Doctor Ana Stelline (Carla Juri) who designs replicant memories, confirms his findings and he concludes he is Rachael’s son. At police headquarters, he fails a post-traumatic baseline test, marking him as a rogue replicant. He tells Joshi he retired the child. Joshi gives him 48 hours to pass the test, or he will be retired himself. Joi hires Mariette (Mackenzie Davis) as a surrogate for Joi to have sex with K. Mariette is in the replicant freedom movement and places a tracker on him. He transfers Joi to a mobile emitter so he can’t be tracked through her memory files. Analysis of the toy horse leads him to the ruined Las Vegas, where he finds Deckard, who tells him he is the father and destroyed the birth records himself, leaving the child with the replicant freedom movement.
Liv kills Joshi and tracks K to Las Vegas. She kidnaps Deckard, destroys Joi, and leaves K to die. The freedom movement rescues K. Their leader, Freysa (Hiam Abbass), tells him she helped deliver Rachael’s child and it was a girl. K realizes he is not Rachael’s child after all, but Doctor Stelline is, and his implanted memories are hers. Luv takes Deckard to Wallace Corporation Headquarters to meet Wallace, who offers Deckard a clone of Rachael for revealing what he knows. Deckard refuses and Luv kills the clone. Deckard is to be transferred off-world to be tortured and interrogated, but K arrives to rescue him. He kills Luv but is mortally wounded himself. He stages Deckard’s death to keep him safe. As K lies dying, Deckard meets his daughter.

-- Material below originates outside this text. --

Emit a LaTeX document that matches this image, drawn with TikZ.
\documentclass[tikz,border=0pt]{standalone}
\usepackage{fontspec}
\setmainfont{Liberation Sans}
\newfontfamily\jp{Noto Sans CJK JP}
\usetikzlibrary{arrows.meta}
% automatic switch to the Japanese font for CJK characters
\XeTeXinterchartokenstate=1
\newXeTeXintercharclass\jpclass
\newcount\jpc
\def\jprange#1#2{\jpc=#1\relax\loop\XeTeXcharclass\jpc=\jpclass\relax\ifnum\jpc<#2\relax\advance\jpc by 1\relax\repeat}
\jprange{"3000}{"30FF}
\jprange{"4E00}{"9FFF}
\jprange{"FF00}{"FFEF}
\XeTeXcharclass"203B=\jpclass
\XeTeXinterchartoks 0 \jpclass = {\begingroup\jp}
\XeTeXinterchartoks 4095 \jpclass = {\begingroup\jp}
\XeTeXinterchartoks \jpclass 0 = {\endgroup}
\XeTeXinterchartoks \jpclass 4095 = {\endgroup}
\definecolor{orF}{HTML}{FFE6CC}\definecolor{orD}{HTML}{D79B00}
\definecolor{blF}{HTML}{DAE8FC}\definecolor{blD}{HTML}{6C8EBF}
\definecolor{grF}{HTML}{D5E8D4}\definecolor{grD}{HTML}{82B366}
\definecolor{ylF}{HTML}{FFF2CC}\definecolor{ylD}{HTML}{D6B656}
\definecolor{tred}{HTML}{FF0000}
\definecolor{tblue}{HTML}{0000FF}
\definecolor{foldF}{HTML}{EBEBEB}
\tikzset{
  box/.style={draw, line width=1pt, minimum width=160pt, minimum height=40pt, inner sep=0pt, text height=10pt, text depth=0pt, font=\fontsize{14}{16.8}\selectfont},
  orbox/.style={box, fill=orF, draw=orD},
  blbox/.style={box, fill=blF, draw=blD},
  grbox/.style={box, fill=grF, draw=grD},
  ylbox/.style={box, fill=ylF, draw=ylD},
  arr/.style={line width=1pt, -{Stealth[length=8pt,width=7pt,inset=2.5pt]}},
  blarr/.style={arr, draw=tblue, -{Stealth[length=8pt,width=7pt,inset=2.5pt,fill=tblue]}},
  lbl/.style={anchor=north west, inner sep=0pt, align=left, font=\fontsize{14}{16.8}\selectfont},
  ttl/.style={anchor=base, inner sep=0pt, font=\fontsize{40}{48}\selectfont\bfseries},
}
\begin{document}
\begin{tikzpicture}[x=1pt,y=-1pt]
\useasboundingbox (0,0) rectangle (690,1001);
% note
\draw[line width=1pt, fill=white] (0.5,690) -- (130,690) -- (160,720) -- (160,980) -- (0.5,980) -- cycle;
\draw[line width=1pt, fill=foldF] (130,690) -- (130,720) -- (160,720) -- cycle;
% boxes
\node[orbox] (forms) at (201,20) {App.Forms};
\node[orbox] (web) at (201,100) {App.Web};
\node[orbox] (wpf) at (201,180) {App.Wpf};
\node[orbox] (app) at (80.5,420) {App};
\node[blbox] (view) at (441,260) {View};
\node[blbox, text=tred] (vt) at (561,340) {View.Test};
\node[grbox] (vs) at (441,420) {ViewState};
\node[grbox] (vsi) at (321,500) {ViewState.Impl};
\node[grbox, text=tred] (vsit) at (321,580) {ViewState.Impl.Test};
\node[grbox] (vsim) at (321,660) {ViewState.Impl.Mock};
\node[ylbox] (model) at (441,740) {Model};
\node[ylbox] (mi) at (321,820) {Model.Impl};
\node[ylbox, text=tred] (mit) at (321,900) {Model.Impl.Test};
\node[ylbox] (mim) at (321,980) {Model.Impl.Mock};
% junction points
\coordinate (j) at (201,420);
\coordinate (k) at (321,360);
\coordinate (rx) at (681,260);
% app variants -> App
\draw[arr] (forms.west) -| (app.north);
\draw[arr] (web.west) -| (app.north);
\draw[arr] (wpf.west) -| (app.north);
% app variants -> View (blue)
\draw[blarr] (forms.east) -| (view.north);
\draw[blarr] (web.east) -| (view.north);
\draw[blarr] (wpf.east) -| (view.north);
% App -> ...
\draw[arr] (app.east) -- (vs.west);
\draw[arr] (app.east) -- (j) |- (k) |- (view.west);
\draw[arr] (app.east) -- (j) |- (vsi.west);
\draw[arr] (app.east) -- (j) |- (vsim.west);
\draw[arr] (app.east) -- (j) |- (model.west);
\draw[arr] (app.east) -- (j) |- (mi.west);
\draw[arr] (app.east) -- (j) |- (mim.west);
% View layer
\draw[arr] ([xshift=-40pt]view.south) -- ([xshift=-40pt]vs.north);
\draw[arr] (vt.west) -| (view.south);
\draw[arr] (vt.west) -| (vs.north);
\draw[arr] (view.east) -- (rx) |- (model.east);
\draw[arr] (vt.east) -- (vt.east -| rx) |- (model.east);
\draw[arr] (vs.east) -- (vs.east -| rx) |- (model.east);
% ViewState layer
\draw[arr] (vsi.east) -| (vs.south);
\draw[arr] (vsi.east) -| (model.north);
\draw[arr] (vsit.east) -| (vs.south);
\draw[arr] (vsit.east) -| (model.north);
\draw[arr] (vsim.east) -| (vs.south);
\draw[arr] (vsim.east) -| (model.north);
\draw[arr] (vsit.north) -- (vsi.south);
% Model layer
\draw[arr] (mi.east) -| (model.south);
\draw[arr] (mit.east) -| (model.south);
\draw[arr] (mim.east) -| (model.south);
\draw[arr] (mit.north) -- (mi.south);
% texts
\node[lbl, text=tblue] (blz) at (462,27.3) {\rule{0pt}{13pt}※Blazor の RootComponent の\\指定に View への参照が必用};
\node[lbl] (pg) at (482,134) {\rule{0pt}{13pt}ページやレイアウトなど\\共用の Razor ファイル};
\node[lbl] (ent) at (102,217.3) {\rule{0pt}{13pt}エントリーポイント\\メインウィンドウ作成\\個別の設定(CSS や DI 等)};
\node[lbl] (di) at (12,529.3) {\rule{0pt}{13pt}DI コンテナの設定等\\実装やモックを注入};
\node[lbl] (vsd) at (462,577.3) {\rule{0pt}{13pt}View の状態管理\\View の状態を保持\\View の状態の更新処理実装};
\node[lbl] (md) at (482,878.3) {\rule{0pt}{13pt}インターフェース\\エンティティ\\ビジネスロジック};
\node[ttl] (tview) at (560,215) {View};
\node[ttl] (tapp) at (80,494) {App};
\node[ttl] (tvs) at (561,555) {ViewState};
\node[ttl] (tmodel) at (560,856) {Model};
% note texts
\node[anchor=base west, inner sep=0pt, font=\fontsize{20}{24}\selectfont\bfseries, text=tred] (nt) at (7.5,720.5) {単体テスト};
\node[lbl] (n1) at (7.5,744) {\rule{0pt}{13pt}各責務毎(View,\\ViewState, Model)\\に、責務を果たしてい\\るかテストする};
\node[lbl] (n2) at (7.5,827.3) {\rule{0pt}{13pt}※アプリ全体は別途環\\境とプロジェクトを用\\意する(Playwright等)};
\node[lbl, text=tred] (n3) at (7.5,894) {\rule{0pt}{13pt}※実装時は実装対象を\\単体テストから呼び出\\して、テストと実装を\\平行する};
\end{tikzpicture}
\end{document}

The film was directed by Denis Villeneuve, written by Hampton Fancher and Michael Green, as a sequel to Blade Runner. The idea dates back to the 1990s, but licensing problems delayed production. Ridley Scott declined to direct but he produced, and appointed Villeneuve. The film was praised by critics but was a box-office disappointment, probably because it was long and complicated. It was nominated and won several Oscars and received eight nominations at the British Academy Film Awards. Denis Villeneuve was frankly terrified of directing a sequel to Blade Runner, his favorite movie. As a child in small-town Quebec before the Internet, he had little experience with Hollywood except for a box of movie magazines he ran across, and when he saw Blade Runner, he was blown away.

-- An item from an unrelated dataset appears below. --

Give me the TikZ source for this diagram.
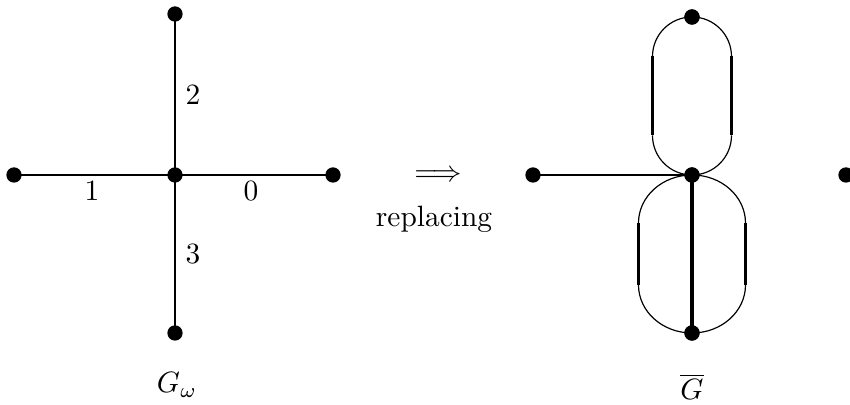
\documentclass[tikz,border=0pt]{standalone}
\usepackage{amsmath}
\begin{document}
\begin{tikzpicture}[x=0.34pt,y=0.34pt,
  vdot/.style={circle,fill=black,inner sep=0pt,minimum size=5.2pt},
  edge/.style={line width=1pt},
  thinarc/.style={line width=0.4pt},
  loopside/.style={line width=0.8pt},
  lab/.style={inner sep=0pt}]
\useasboundingbox (0,0) rectangle (850,405);
% left graph
\node[vdot] (c) at (175,230) {};
\node[vdot] (l) at (14,230) {};
\node[vdot] (r) at (333,230) {};
\node[vdot] (t) at (175,391) {};
\node[vdot] (b) at (175,72) {};
\draw[edge] (l.center) -- (c.center);
\draw[edge] (c.center) -- (r.center);
\draw[edge] (t.center) -- (c.center);
\draw[edge] (c.center) -- (b.center);
\node[lab] (e1) at (92,214) {1};
\node[lab] (e0) at (251,214) {0};
\node[lab] (e2) at (193,310) {2};
\node[lab] (e3) at (193,151) {3};
\node[lab] (gw) at (177,20) {$G_\omega$};
% arrow
\node[lab] (arr) at (438,229) {$\Longrightarrow$};
\node[lab] (rep) at (434,186) {replacing};
% right graph
\node[vdot] (C) at (692,230) {};
\node[vdot] (L) at (533,230) {};
\node[vdot] (T) at (692,388) {};
\node[vdot] (B) at (692,72) {};
\node[vdot] (R) at (846,230) {};
\coordinate (ul1) at (652.5,348.5);
\coordinate (ul2) at (652.5,269.5);
\coordinate (ur1) at (731.5,348.5);
\coordinate (ur2) at (731.5,269.5);
\coordinate (ll1) at (638.5,182);
\coordinate (ll2) at (638.5,120);
\coordinate (lr1) at (745.5,182);
\coordinate (lr2) at (745.5,120);
% upper loop
\draw[thinarc] (T.center) arc[start angle=90,end angle=180,radius=39.5];
\draw[thinarc] (T.center) arc[start angle=90,end angle=0,radius=39.5];
\draw[thinarc] (ul2) arc[start angle=180,end angle=270,radius=39.5];
\draw[thinarc] (ur2) arc[start angle=0,end angle=-90,radius=39.5];
\draw[loopside] (ul1) -- (ul2);
\draw[loopside] (ur1) -- (ur2);
% lower loop
\draw[thinarc] (C.center) arc[start angle=90,end angle=180,x radius=53.5,y radius=48];
\draw[thinarc] (C.center) arc[start angle=90,end angle=0,x radius=53.5,y radius=48];
\draw[thinarc] (ll2) arc[start angle=180,end angle=270,x radius=53.5,y radius=48];
\draw[thinarc] (lr2) arc[start angle=0,end angle=-90,x radius=53.5,y radius=48];
\draw[loopside] (ll1) -- (ll2);
\draw[line width=1.1pt] (lr1) -- (lr2);
\draw[line width=0.8pt] (L.center) -- (C.center);
\draw[line width=1.3pt] (C.center) -- (B.center);
\node[vdot] at (C) {};
\node[vdot] at (T) {};
\node[vdot] at (B) {};
\node[lab] (gb) at (692,18) {$\overline{G}$};
\end{tikzpicture}
\end{document}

Ryan Gosling was likewise inspired by Blade Runner. Harrison Ford recommended him for the role. Ford was enthusiastic as well, despite his difficulties on the original film. As David Bowie had died, Jared Leto was given the role of Niander Wallace. Eccentric as always, he acted in opaque contact lenses to make himself literally blind. Hans Zimmer managed to create a film-score that reminds us of the brilliant music for Blade Runner written by Vangelis. A version of the film without nudity was made for release in Turkey, incurring the wrath of the Film Critics Association of Turkey. The depiction of replicant women as sex-machines in the film was criticized in the West, but defenders pointed out that this was a dystopian slave-society.
Sean Young’s younger self and clone were reproduced from archival footage. Niander Wallace’s first name refers to Neanderthals, who were replaced by the more efficient Homo Sapiens. If you scan the barcode on Luv’s police spinner vehicle, it says Phillip K. Dick. The song sung by the Elvis Presley hologram appears to mirror the events of the movie. K is the name of the hapless hero in Franz Kafka’s The Trial. According to Denis Villeneuve, the film is based on two separate cuts of the Blade Runner original, one a story of falling in love with a replicant, the other a replicant finding its own identity. Villeneuve might once have been intimidated by Blade Runner, but he has given us Arrival, Dune, and soon Rendezvous with Rama.